Sue Rector and Karen Walters of Venice, Florida, sat on a bench enjoying the live music and bustle of the market, while sampling the local baked goods. The couple said they enjoy the openness to diversity they experienced while visiting the Valley.  

"People talk about diversity here," Sue said. " They talk about it on the national news, they talk about it amongst each other. It's an open and positive subject. In our country, we sort of pretend we don't have to do anything about it. Therefore, the negative side of it exists more often than we want to admit."

Event organizer and market vendor, Bleu Ray, moved from the U.S. to the Valley with her family 10 years ago. The single mother and outspoken gay activist said she feared she would lose her job again.
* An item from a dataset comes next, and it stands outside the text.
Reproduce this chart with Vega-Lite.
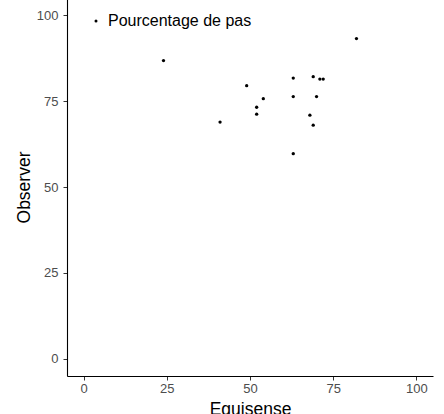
{
  "$schema": "https://vega.github.io/schema/vega-lite/v6.json",
  "autosize": {"type": "none"},
  "width": 366,
  "height": 378,
  "padding": {"left": 67, "top": -2, "right": 11, "bottom": 38},
  "background": "white",
  "config": {
    "view": {"stroke": null},
    "font": "Liberation Sans",
    "axis": {
      "grid": false,
      "domainColor": "black",
      "domainWidth": 1.1,
      "tickColor": "#333333",
      "tickSize": 4,
      "labelColor": "#4D4D4D",
      "labelFontSize": 13,
      "labelFont": "Liberation Sans",
      "titleFont": "Liberation Sans",
      "titleFontSize": 17.5,
      "titleFontWeight": "normal",
      "titleColor": "black"
    }
  },
  "data": {
    "values": [
      {"Equisense": 24, "Observer": 86.8},
      {"Equisense": 41, "Observer": 68.9},
      {"Equisense": 49, "Observer": 79.5},
      {"Equisense": 52, "Observer": 73.2},
      {"Equisense": 52, "Observer": 71.2},
      {"Equisense": 54, "Observer": 75.7},
      {"Equisense": 63, "Observer": 81.7},
      {"Equisense": 63, "Observer": 76.3},
      {"Equisense": 63, "Observer": 59.7},
      {"Equisense": 69, "Observer": 82.1},
      {"Equisense": 71, "Observer": 81.4},
      {"Equisense": 72, "Observer": 81.4},
      {"Equisense": 70, "Observer": 76.3},
      {"Equisense": 68, "Observer": 70.9},
      {"Equisense": 69, "Observer": 68.0},
      {"Equisense": 82, "Observer": 93.2}
    ]
  },
  "mark": {"type": "circle", "size": 11, "opacity": 1},
  "encoding": {
    "x": {
      "field": "Equisense", "type": "quantitative",
      "scale": {"domain": [-5, 105], "nice": false, "zero": false},
      "axis": {"values": [0, 25, 50, 75, 100], "title": "Equisense", "titlePadding": 5, "labelPadding": 2}
    },
    "y": {
      "field": "Observer", "type": "quantitative",
      "scale": {"domain": [-5, 105], "nice": false, "zero": false},
      "axis": {"values": [0, 25, 50, 75, 100], "title": "Observer", "titlePadding": 3, "labelPadding": 5}
    },
    "color": {
      "datum": "Pourcentage de pas",
      "type": "nominal",
      "scale": {"range": ["black"]},
      "legend": {
        "title": null,
        "orient": "none",
        "legendX": 21,
        "legendY": 15,
        "symbolType": "circle",
        "symbolSize": 9,
        "labelFontSize": 16,
        "labelColor": "black",
        "labelFont": "Liberation Sans",
        "labelOffset": 4
      }
    }
  }
}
"I left the United States because I wasn't going to raise my children in a place where I was not an equal citizen," she said.

She says she and other 2SLGBTQ+ individuals have experienced discrimination here in the Valley, in the past. However, it's empowering to live in a society where such intolerance is not acceptable.

"It's a world of difference when your government is saying that you're an equal citizen, to where you're living someplace where your government is actively, almost, encouraging bigotry. And, that's a huge difference inside a person."

Both Bleu and Mayor Bill MacDonald emphasize inclusivity makes a community welcoming and safer for all its residents and visitors.